This is the final instalment of Journeyer’s three-part guide to the history of the Belgian Grand Prix.
In recent times, the Belgian Grand Prix has become one of the favourite races of teams and fans alike. But that doesn’t seem to have saved this race from trouble. Twice it was dropped from the calendar, and has it fought back to get on. But the amount of action we saw here in the last two decades show why we love this race so much.
1992 – One of Spa’s unique characteristics is its micro-climate. It can rain on some parts of the track, and be dry on others. The rain, too, can come and go as it pleases.
The driver who took advantage of it that year was Michael Schumacher. It was just appropriate that one of the masters of changeable conditions took his first win under those very conditions.
1995 – Three years on from his debut win, and once again, we saw changeable conditions here. But Michael had to contend with a strong Damon Hill as well.
At one point, Michael was driving slicks on a wet track, while Damon was on wets. No problem: Michael held Damon off, blocking him at almost every opportunity. Damon was irritated by Michael’s tactics; but he was amazed at how he could pull them off.
1998 Once again, we saw changeable conditions here. In one of the most bizarre races of the decade, we’d see enough incidents here to last all season!
First, it saw the most chaotic start ever. The first start saw SIXTEEN out of the 22 cars collected in what may be the biggest F1 wreck ever. It made for shocking viewing. Astonishingly, no-one was seriously injured.
The second start got underway and Michael got ahead of Mika Hakkinen, who spun. But while way out in front, Schumacher shunted into Coulthard and went out of the race. Cue an angry Schumacher charging towards the McLaren garage and DC.

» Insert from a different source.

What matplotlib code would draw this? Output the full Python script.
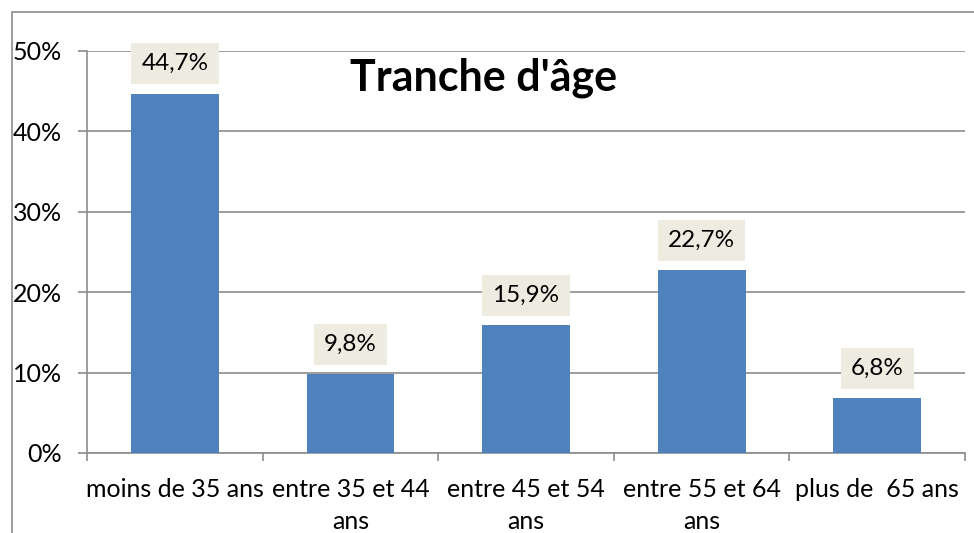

That left Jordan running first and second. Ralf Schumacher wanted to challenge Damon Hill but Eddie Jordan made sure he didn’t, and Hill cruised to take Jordan’s first Grand Prix win (as well as what would turn out to be Fill’s final F1 victory). Ralf wasn’t too pleased, and moved to Williams for 1999.
2000 – Schumacher vs. Hakkinen again. If you haven’t seen this race before, you should. Why? Because of That Pass that Hakkinen made on Schumacher to win.
2001 – While not on the scale of 1998, 2001 made for a pretty bizarre race. First, BOTH Williamses (who were on the front row) had problems (Juan Pablo Montoya on the first start and Ralf on the second). Both were sent to the back. That meant Schumacher’s third place became pole by default.
Next, Luciano Burti’s crash at Blanchimont was downright scary. The race was stopped so they could pull him out of his car. He turned out OK, and everyone breathed a sigh of relief. It ended a bad day for Prost, after Heinz-Harald Frentzen stalled on the first start and thrown away fourth on the grid.
Third, Giancarlo Fisichella made the most of the two starts, climbing from eighth on the grid to be running second! While David Coulthard passed him towards the end, he was unchallenged for third.
And of course, there was Michael. He easily collected his 52nd win here to pass Alain Prost and become the most successful driver of all time in terms of race wins. Little did we know he would race for another five seasons and take 39 more wins.
2002 – Arguably, this was Schumacher’s most dominant win ever. He crushed everyone behind him (including team mate Rubens Barrichello) and was leading by nearly a minute at one point in bone-dry conditions before cruising home. He was just unstoppable.
2004 – The Belgian Grand Prix made a return to the calendar, after being dropped in 2003 due to tobacco advertising issues. We were treated to a fantastic fight between current master Michael Schumacher and future master Kimi Raikkonen. Kimi hung tough and held off Michael to win the race, but Michael had done enough to clinch his seventh (and last) world championship.
On a side note, reliability was terrible that year. Thanks to a series to collisions and mechanical problems, only nine of the 20 starters would finish.
2007 – Once again, the Belgian Grand Prix was making a comeback after being dropped in 2006 while substantial changes were made to the pits, paddock and parts of the track. But the news that weekend was of McLaren being disqualified in the constructors’ championship following spygate.
That meant the gloves were well and truly off between Fernando Alonso and Lewis Hamilton, who were racing at the start and came close to taking each other out. But neither could do anything about Kimi Raikkonen, who led home a Ferrari one-two for his third straight win at the track. That should’ve made Kimi smile like he meant it.
So will this race be a good one? We’ve seen more good races than bad ones this year, and Spa has always given us good races. Bring it on!